= Alfred Levy & Company =

Luxembourgish bank
Alfred Levy & Company was a Luxembourg private bank founded in Luxembourg City in 1926. It was a comparatively small bank within the wider interwar banking sector, but also as an important actor in the market for holding companies that emerged after Luxembourg’s 1929 holding legislation. The bank is also notable for its place in the history of Jewish refugee assistance before the Second World War and for its liquidation under Nazi occupation in 1940.

The bank was created in 1926 through cooperation between Alfred Lévy and two foreign financial institutions, A. Spitzer et Compagnie from Paris and the Privatbank Glarus from Glarus. By the early 1930s it operated from rue Philippe in Luxembourg City. Contemporary promotional literature presented Banque Alfred Lévy & Cie. as one of Luxembourg’s principal private banks and emphasized its international connections with Paris, Brussels, and larger German, Dutch, and American financial houses.

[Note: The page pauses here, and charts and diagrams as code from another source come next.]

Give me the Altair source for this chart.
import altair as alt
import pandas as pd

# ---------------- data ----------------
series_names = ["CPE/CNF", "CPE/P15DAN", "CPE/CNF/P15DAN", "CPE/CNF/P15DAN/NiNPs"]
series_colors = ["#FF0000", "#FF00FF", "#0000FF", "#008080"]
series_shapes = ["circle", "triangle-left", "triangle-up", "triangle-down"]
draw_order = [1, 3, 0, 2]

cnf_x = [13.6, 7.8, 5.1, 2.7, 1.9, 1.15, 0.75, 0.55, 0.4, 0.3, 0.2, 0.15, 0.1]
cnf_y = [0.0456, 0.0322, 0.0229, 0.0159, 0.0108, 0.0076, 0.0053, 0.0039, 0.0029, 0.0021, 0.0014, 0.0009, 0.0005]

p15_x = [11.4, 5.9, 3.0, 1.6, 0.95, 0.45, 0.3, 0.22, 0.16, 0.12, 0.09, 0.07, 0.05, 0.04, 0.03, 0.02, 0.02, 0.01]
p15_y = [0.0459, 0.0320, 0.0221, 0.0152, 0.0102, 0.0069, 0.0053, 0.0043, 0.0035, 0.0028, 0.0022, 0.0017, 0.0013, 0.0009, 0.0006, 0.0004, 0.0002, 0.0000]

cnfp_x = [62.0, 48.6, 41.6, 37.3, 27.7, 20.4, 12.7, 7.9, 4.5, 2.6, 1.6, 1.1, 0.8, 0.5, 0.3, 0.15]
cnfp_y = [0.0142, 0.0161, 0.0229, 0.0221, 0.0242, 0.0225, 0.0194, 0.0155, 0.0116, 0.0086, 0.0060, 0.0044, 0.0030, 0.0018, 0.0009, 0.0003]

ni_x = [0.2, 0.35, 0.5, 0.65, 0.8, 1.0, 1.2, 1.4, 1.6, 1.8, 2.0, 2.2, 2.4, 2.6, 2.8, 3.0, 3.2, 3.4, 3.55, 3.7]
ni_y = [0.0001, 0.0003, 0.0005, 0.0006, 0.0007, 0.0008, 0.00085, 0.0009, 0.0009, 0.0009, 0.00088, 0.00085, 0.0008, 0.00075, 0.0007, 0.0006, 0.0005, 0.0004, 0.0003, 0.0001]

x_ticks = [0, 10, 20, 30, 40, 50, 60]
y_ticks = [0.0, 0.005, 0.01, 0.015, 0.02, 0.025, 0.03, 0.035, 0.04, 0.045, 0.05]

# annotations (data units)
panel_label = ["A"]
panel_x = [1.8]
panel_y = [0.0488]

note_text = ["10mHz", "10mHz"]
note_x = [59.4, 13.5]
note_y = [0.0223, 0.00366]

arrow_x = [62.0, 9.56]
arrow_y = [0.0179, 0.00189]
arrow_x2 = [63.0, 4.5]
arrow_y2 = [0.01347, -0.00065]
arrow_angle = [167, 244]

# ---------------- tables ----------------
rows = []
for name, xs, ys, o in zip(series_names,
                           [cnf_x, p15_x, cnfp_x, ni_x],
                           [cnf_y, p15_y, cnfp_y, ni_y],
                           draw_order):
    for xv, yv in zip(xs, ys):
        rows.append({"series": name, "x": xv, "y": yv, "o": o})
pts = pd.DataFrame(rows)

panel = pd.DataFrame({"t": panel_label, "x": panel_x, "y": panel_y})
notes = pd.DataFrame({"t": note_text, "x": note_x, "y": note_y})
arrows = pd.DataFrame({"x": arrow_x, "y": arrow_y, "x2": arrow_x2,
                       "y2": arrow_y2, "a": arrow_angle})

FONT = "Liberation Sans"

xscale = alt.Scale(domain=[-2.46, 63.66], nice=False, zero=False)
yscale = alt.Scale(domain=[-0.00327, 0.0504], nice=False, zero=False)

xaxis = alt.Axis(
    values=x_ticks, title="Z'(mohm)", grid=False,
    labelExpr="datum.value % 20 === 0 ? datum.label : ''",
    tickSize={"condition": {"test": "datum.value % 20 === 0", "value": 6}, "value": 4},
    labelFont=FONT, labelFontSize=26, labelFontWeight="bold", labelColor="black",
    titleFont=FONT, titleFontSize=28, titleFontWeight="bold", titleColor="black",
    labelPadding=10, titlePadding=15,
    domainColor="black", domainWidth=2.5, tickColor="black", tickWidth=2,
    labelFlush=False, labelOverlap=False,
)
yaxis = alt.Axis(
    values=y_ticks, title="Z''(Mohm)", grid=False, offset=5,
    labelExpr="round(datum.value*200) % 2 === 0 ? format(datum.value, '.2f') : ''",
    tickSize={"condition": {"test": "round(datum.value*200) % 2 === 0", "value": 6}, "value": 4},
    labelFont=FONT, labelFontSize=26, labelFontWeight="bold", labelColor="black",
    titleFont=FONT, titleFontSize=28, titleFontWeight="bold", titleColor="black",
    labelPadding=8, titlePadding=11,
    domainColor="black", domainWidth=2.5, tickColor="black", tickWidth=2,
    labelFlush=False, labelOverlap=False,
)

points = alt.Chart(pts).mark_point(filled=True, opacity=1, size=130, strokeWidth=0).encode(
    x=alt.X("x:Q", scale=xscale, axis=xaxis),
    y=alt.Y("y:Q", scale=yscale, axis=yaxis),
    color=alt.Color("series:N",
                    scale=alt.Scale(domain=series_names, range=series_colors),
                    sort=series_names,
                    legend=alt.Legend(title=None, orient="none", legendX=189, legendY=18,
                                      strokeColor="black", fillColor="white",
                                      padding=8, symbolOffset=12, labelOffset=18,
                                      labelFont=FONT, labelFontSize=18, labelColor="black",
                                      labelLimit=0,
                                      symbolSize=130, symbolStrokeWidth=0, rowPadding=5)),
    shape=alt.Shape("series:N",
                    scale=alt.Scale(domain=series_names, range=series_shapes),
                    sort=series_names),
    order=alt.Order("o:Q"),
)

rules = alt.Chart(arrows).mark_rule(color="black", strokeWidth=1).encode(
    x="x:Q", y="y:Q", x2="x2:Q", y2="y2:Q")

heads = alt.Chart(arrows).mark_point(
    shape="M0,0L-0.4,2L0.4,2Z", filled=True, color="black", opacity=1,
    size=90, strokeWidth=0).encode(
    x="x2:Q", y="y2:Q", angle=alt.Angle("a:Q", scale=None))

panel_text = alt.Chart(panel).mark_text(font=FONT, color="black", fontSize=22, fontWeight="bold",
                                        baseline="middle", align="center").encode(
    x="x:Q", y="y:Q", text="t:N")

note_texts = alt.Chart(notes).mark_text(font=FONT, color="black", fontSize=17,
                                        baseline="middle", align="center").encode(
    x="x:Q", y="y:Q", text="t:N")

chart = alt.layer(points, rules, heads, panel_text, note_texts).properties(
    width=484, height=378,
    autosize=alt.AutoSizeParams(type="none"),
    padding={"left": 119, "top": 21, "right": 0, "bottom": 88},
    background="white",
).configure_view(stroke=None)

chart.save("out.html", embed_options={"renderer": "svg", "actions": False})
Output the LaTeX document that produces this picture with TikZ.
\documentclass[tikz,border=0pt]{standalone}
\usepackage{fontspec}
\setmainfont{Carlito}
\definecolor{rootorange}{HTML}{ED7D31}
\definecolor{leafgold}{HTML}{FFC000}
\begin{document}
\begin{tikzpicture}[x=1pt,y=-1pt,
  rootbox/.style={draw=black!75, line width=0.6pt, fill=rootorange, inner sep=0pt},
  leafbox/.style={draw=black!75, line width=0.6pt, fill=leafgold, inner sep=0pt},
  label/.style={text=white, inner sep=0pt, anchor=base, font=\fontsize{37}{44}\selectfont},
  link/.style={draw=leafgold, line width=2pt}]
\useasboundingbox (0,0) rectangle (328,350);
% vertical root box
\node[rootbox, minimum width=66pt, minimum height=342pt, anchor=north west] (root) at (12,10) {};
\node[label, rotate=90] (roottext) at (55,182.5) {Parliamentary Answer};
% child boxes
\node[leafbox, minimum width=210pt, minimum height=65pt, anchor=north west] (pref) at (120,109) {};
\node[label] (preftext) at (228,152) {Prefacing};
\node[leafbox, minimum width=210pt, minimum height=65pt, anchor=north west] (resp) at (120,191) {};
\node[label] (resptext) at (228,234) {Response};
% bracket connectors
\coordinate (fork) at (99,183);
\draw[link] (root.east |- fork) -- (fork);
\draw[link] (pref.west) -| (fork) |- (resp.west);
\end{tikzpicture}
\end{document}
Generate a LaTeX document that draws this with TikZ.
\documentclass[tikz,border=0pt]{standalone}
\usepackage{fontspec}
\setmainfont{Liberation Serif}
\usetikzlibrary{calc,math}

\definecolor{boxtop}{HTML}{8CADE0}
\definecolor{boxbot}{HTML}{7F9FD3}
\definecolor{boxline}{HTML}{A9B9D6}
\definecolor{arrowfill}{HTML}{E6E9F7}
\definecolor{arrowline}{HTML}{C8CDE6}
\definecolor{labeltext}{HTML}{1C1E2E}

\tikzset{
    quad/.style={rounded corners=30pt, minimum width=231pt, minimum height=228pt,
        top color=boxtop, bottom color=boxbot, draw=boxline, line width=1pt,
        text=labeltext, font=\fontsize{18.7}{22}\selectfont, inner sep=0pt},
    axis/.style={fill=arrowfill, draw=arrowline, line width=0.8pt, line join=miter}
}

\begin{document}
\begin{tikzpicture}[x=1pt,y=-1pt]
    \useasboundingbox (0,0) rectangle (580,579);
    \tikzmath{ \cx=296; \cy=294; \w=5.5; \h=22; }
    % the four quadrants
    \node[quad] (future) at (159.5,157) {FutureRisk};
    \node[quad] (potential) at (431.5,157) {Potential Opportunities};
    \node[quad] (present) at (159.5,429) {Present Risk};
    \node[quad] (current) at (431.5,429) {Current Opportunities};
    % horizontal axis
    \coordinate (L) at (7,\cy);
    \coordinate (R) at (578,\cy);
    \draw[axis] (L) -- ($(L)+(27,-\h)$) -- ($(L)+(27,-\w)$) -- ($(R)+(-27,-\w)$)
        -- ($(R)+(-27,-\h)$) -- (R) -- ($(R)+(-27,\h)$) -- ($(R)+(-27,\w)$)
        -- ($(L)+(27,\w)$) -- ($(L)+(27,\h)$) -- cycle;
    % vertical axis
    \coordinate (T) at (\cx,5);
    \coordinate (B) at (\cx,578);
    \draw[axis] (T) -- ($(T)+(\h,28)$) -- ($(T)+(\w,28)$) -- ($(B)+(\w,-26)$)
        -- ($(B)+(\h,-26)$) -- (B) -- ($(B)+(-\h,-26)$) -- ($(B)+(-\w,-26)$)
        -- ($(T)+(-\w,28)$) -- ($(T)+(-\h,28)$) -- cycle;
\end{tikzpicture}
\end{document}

Although it was smaller than Banque Internationale à Luxembourg, the bank played a meaningful role in the interwar holding-company business. Alfred Lévy & Cie. was one of the banks that helped provide the infrastructure for Luxembourg holding companies by domiciling companies at the bank’s address and supplying nominee directors. The bank was also one of the founding members of the Luxembourg Stock Exchange and of the ABBL (Association of Banks and Bankers, Luxembourg). The bank was therefore part of the institutional network that helped transform Luxembourg into an international financial centre during the interwar period.

Alfred Lévy and his bank was an important actor in the Jewish refugee history as is documented in numerous articles by the Memorial de la Shoah Luxembourg. Alfred Levy’s name appears repeatedly in reports about refugee aid and places him in the orbit of ESRA, the local Jewish relief organisation.

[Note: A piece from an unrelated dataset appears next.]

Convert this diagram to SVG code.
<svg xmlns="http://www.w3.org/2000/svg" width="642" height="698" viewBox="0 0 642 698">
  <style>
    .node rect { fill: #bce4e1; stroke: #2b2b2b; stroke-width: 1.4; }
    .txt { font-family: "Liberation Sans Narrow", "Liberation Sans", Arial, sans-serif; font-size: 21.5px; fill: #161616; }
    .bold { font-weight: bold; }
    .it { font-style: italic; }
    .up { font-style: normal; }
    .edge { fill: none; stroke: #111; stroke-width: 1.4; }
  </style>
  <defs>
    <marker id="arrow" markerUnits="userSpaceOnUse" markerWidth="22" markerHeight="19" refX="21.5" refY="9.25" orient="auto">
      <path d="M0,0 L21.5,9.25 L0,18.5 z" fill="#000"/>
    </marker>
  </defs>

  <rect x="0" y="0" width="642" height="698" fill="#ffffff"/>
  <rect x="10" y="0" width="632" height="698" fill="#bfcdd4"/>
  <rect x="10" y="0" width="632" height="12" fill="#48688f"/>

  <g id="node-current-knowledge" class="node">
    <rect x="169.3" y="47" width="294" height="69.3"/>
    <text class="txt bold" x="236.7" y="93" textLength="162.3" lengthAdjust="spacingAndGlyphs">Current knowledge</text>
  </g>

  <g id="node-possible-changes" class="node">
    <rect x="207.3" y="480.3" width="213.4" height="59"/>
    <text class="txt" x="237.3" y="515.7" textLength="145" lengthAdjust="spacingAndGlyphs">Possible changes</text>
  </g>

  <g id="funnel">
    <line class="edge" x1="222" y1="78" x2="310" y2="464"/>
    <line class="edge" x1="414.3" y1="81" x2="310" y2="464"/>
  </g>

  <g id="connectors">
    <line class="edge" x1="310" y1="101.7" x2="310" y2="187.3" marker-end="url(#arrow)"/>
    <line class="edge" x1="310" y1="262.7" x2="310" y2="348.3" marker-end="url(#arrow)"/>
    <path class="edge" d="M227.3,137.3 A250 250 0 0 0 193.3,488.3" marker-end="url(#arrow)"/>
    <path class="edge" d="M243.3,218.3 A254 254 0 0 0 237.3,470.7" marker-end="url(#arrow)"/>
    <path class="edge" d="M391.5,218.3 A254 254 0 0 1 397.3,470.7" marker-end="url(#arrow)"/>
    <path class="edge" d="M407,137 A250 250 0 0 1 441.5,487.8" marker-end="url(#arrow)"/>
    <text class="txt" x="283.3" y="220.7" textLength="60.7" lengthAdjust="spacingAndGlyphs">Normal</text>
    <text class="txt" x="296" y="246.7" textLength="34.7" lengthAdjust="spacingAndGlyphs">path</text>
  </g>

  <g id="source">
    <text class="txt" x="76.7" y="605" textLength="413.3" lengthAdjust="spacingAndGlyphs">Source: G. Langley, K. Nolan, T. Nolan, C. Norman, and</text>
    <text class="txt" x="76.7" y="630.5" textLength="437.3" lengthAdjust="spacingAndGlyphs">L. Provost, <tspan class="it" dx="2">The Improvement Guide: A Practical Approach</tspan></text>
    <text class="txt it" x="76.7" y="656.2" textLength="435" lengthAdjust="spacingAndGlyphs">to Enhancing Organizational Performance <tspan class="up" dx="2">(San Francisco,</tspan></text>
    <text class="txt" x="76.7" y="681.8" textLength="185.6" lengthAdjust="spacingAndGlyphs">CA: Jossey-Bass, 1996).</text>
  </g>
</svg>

The position of the bank changed decisively after the German invasion of Luxembourg in May 1940. The German authorities regarded Banque Alfred Lévy and Banque Commerciale as “Jewish banks.” Part of Alfred Lévy’s capital had already been transferred to the United States from September 1939 and his departure on the day of the occupation placed the bank “immediately in liquidation.” Deutsche Bank took over its premises.